Only lines with the word "matplotlib" are needed; collect each of them from the listing below.
· · · · ·
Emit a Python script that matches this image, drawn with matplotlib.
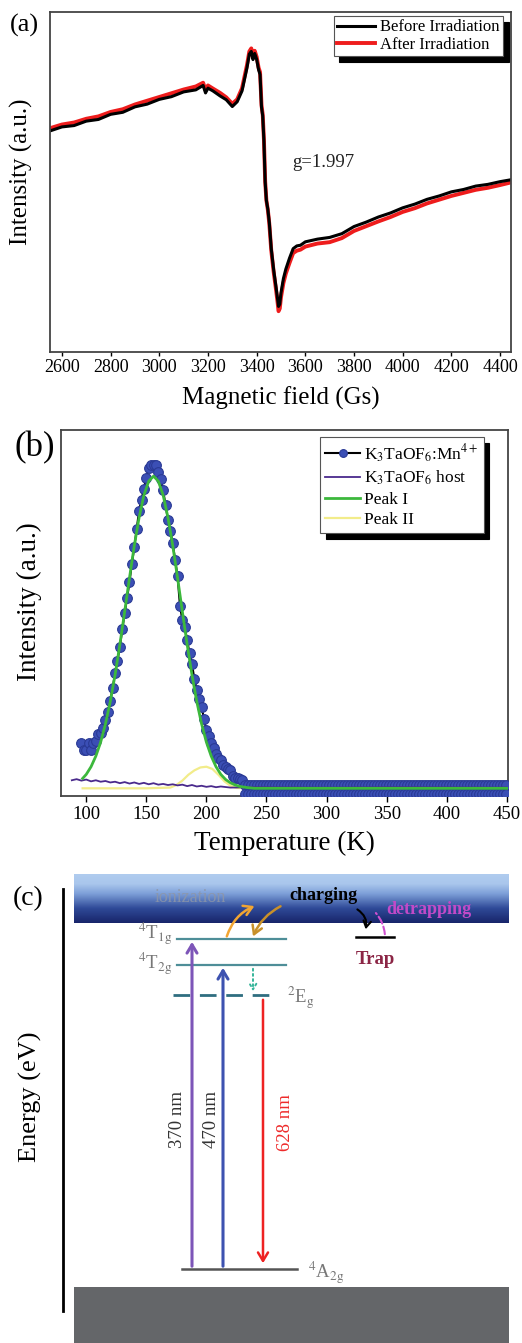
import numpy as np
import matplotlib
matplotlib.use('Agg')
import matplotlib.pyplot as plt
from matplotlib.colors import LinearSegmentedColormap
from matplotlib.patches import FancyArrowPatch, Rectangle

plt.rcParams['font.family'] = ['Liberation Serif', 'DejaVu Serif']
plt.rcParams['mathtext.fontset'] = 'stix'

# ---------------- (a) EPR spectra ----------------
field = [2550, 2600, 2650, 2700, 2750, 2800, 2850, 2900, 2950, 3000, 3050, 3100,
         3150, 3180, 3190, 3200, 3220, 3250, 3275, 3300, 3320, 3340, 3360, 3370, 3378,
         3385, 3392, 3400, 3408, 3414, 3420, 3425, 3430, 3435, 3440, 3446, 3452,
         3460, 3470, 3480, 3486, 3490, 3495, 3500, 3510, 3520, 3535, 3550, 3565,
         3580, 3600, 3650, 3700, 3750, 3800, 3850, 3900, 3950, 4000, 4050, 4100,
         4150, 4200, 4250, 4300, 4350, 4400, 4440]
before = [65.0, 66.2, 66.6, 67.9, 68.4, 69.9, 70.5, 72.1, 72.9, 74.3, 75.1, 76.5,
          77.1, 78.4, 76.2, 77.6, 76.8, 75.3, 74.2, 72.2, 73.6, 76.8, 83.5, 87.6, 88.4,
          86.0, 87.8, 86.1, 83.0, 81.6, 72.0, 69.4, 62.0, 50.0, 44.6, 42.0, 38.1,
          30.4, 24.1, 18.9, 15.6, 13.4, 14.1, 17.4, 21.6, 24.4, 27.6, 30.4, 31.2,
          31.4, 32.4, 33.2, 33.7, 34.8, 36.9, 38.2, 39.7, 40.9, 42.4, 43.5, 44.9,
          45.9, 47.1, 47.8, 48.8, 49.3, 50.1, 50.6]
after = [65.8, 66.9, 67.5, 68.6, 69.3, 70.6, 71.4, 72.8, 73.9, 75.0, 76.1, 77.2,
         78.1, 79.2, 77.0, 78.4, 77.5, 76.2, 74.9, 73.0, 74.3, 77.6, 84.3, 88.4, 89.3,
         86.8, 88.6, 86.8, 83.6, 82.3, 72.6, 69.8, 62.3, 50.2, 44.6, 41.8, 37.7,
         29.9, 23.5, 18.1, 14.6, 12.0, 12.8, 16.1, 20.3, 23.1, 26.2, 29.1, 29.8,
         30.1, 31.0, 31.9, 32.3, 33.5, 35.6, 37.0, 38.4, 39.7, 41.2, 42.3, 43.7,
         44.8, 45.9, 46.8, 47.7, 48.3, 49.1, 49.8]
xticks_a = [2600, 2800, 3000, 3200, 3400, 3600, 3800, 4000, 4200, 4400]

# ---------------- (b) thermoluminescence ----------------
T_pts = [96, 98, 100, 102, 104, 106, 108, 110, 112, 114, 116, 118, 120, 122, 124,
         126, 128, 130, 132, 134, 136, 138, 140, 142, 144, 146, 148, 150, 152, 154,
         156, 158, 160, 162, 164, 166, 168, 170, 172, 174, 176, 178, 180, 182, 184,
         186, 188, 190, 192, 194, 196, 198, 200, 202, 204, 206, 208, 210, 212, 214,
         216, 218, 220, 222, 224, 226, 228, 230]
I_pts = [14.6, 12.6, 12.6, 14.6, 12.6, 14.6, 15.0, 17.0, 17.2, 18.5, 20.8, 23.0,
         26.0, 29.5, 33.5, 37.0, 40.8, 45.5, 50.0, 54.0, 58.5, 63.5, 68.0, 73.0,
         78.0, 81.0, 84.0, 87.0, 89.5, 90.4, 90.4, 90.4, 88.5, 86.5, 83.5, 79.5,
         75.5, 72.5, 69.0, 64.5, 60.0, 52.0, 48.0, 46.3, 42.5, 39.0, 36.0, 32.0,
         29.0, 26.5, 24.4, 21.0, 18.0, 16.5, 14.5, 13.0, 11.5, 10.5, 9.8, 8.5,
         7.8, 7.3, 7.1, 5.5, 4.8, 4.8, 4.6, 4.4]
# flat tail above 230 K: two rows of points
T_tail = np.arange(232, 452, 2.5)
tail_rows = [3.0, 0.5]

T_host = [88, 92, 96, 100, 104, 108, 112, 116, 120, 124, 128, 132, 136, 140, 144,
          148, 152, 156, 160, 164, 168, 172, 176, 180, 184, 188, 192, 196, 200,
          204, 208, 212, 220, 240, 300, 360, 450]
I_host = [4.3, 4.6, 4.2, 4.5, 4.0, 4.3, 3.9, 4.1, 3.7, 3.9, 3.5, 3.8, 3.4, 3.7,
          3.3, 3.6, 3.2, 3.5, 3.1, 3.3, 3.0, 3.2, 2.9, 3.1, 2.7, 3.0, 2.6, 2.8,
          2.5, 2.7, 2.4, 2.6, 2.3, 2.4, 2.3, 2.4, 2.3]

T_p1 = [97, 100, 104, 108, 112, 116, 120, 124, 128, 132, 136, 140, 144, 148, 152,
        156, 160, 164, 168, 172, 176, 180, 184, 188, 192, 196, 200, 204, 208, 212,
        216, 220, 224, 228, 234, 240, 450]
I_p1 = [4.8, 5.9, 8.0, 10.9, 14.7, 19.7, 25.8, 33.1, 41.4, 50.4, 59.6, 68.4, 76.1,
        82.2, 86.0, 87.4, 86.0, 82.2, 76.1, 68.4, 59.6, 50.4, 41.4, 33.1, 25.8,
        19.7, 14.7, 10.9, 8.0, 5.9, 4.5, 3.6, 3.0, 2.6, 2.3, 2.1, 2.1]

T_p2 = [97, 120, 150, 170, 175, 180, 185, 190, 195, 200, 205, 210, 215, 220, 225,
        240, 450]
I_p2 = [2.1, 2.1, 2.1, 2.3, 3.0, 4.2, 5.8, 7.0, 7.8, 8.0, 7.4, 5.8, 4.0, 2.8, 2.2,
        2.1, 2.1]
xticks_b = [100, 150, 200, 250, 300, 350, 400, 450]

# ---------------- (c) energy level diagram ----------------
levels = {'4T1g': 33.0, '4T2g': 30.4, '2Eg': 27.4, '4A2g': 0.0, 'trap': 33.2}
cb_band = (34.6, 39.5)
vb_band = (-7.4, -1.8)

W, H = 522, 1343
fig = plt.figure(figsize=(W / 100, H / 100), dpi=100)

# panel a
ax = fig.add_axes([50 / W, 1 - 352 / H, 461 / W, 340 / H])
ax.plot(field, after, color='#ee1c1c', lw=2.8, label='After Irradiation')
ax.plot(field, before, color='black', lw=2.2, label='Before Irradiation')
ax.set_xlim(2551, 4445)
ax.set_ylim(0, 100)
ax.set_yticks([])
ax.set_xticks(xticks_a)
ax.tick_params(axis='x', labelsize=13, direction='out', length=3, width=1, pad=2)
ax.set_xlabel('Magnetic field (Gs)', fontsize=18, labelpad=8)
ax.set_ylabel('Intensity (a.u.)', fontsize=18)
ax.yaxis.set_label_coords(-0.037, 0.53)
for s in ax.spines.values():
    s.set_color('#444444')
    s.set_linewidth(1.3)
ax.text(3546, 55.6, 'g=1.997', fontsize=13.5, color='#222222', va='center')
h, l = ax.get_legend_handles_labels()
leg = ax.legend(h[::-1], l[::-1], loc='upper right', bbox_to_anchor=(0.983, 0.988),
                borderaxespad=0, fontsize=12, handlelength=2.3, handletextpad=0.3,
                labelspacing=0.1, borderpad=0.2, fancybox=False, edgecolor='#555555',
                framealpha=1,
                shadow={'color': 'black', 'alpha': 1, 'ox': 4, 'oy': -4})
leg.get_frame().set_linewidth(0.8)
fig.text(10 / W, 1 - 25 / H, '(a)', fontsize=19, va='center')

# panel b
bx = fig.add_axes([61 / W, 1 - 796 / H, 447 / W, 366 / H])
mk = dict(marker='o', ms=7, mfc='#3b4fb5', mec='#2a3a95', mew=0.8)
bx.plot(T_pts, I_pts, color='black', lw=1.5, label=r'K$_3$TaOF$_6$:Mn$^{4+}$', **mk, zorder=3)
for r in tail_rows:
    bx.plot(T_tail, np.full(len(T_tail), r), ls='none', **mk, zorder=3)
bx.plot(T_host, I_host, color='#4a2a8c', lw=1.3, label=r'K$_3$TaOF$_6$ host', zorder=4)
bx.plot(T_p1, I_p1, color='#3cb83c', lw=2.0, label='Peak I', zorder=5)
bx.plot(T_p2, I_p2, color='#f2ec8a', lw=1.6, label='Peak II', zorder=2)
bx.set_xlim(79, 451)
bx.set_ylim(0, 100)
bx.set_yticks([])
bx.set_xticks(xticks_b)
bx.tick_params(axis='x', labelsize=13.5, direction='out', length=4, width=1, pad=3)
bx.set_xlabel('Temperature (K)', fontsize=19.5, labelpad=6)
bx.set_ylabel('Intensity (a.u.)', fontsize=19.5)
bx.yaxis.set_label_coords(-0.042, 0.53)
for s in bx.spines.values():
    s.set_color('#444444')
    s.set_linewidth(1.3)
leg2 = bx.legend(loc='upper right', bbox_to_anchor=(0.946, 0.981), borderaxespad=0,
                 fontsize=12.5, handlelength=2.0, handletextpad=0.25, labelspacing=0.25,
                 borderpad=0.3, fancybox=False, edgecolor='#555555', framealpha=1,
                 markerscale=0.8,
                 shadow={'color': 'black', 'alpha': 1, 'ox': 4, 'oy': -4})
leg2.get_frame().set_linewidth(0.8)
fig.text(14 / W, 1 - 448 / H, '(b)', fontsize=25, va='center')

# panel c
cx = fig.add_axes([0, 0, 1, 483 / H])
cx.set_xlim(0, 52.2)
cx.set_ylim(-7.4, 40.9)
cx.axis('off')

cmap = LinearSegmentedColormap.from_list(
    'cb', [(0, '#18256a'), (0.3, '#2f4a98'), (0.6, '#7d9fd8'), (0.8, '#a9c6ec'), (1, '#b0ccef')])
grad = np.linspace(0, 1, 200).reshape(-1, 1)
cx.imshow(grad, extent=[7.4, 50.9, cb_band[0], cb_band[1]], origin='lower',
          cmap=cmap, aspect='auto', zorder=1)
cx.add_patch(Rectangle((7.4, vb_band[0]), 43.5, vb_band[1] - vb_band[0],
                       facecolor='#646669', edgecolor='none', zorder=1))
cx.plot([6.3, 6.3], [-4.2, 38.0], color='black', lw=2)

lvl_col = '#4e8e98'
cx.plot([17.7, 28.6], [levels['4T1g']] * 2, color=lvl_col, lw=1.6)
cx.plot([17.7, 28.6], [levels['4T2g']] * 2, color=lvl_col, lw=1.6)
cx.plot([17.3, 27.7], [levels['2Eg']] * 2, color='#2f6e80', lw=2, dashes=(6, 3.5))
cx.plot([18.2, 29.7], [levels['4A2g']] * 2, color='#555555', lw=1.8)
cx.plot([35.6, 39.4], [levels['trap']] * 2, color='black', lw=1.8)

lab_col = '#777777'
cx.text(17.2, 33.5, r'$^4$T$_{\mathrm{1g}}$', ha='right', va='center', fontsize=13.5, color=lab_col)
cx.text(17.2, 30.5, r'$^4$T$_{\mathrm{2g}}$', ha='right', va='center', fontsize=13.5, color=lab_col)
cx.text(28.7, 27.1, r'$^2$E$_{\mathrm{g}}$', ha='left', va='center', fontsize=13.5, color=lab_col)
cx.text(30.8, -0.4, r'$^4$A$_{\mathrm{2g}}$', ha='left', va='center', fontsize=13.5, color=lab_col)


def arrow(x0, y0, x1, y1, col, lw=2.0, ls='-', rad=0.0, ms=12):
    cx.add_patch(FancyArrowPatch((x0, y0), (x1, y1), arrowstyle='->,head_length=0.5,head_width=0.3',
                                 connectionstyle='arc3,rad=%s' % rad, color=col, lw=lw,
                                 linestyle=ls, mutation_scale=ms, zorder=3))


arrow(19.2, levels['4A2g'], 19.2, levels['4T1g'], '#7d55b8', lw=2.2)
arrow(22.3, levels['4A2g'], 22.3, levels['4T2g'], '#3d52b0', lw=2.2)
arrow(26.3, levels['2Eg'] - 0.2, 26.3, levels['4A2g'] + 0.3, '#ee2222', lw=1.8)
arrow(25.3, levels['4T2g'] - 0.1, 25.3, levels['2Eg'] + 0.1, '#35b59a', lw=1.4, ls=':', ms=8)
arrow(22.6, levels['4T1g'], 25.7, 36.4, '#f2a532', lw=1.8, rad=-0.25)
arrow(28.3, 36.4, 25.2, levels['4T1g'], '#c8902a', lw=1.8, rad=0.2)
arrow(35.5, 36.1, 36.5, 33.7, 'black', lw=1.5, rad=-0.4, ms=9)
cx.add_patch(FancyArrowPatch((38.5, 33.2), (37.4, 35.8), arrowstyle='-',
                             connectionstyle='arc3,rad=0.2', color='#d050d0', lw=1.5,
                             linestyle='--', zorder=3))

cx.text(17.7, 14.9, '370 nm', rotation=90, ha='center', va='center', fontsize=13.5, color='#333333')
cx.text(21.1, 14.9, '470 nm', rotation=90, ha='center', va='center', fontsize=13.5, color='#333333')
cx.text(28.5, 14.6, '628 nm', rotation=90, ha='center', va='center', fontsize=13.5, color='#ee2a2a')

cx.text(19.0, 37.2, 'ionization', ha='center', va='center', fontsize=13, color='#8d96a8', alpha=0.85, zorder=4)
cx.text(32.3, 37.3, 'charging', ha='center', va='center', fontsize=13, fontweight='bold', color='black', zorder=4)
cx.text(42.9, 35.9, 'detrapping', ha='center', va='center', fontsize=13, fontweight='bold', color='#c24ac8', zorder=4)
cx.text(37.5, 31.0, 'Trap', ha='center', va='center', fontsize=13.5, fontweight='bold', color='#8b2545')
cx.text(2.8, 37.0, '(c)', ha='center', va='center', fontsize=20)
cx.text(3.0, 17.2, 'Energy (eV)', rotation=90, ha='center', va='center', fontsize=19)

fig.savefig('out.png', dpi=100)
· · · · ·
- [Full solution]
Emit a Python script that matches this image, drawn with matplotlib.
import matplotlib
matplotlib.use('Agg')
import matplotlib.pyplot as plt
from matplotlib.colors import LinearSegmentedColormap
from matplotlib.patches import FancyArrowPatch, Rectangle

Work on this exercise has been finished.